A letter to san diego: maeko

I once lived there. All of my formative years, and most of all my childhood memories were formed there. It is sometimes my pride for close to twenty years to say I grew up there. It’s such a golden, warm, beautiful town that it’s really easy to forget that there’s a whole world out there to be experienced and explored. In Southern California, we all lived in some sort of sheltered bubble, encased with our endless seas and perfect sandy beaches.

About five years ago I met a man on the internet that tore me out of dull-brained existence, and woke me up. Meeting him left me salivating for a greater world. And in June of that year, I packed up most of my worldly possessions and moved across the country to Detroit.

Before I left, I wrote San Diego a good-bye letter.

Dear San Diego, Once upon a time, I loved you.

As a little kid, growing up on the border of the ghetto, I would feign a ghetto-fabulous accent and holler “reppin’ the 6-I-9″ (for 619, the original sole area code of the Greater San Diego Area). I’d frequent San Diego-only chat rooms on AOL as a teenager. If we saw a San Diego Store (like the Made in Detroit store in Detroit) I’d go there and try to find a bunch of San Diego gear to sport my loyalty for you.

But the thing is, you’re just one big typical Southern California town with a big attitude, pretensions of being a big, bad bustling metropolis with edgy urban things to offer, but you’re really just a vacation town for old Republicans to retire in if they have the money, and stupid fat head frat boys and sorority girls from all over the US to come and make party time hell for the people who actually live here.

You’re stunningly beautiful, don’t get me wrong. Very beautiful. And you have a history and culture all your own. There’s no denying that. There is an artistry in some of your neighborhoods that cannot be found anywhere else in the world. There is a poetry that can be felt in the nature found here.

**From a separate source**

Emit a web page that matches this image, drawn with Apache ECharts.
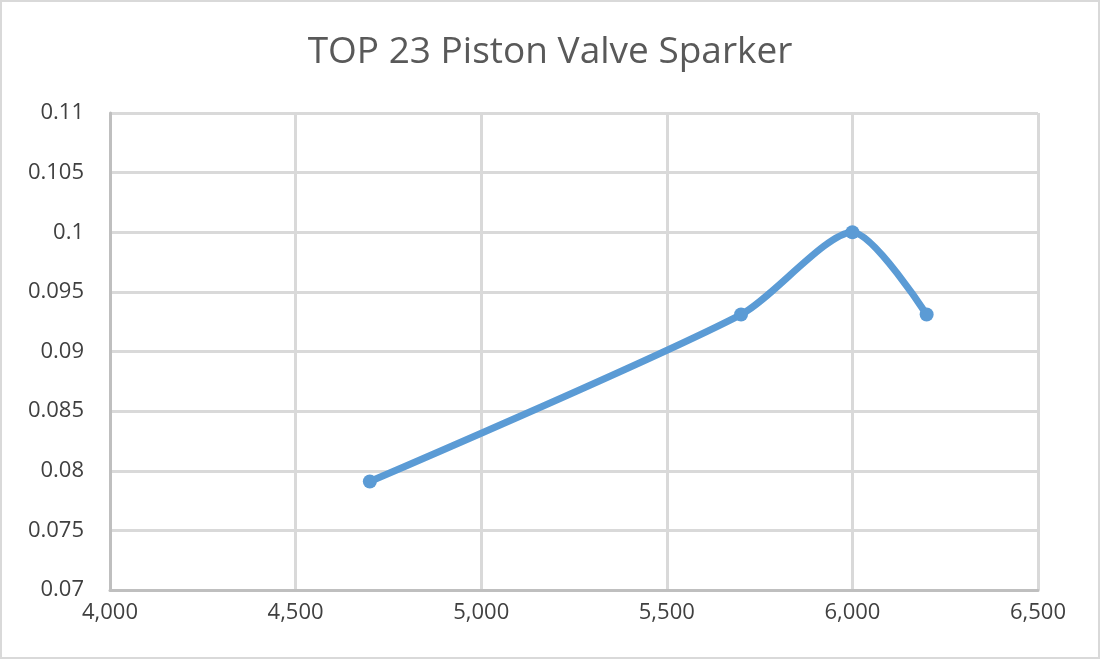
<!DOCTYPE html>
<html><head><meta charset="utf-8">
<script src="https://cdn.jsdelivr.net/npm/echarts@6/dist/echarts.min.js"></script>
<style>html,body{margin:0;padding:0;background:#fff}#c{width:1100px;height:659px;box-sizing:border-box;border:2px solid #d9d9d9}</style>
</head><body><div id="c"></div>
<script>
const titleText = 'TOP 23 Piston Valve Sparker';
const xValues = [4700, 5700, 6000, 6200];
const yValues = [0.0791, 0.0931, 0.1, 0.0931];
const points = xValues.map((x, i) => [x, yValues[i]]);
const chart = echarts.init(document.getElementById('c'));
chart.setOption({
  animation: false,
  title: {text: titleText, left: 'center', top: 27,
    textStyle: {fontFamily: 'Open Sans', fontSize: 37, fontWeight: 'normal', color: '#595959'}},
  grid: {left: 108, right: 60, top: 111, bottom: 67},
  xAxis: {type: 'value', min: 4000, max: 6500, interval: 500,
    axisLine: {lineStyle: {color: '#bfbfbf', width: 3}},
    axisTick: {show: false},
    splitLine: {lineStyle: {color: '#d9d9d9', width: 3}},
    axisLabel: {fontFamily: 'Open Sans', fontSize: 22, color: '#404040', margin: 12,
      formatter: v => v.toLocaleString('en-US')}},
  yAxis: {type: 'value', min: 0.07, max: 0.11, interval: 0.005,
    axisLine: {show: true, lineStyle: {color: '#bfbfbf', width: 3}},
    axisTick: {show: false},
    splitLine: {lineStyle: {color: '#d9d9d9', width: 3}},
    axisLabel: {fontFamily: 'Open Sans', fontSize: 22, color: '#404040', margin: 26,
      formatter: v => String(+v.toFixed(3))}},
  series: [{type: 'line', data: points, smooth: 0.25, symbol: 'circle', symbolSize: 14,
    lineStyle: {color: '#5b9bd5', width: 7}, itemStyle: {color: '#5b9bd5'}}]
});
</script></body></html>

Balboa Park and it’s gardens and museums. Historic Gaslamp Quarter and its restaurants and old building facades, and the many drunken Friday and Saturday nights I spent there, giggling and dancing with my best friends… Hillcrest and all its vintage shopping grandeur. La Jolla Cove and its cliffs and small grotto. The beaches. God, the beaches. The mountains. The quaint tea and coffee shops hosting acoustic folk pop and poetry slams well into the indigo night.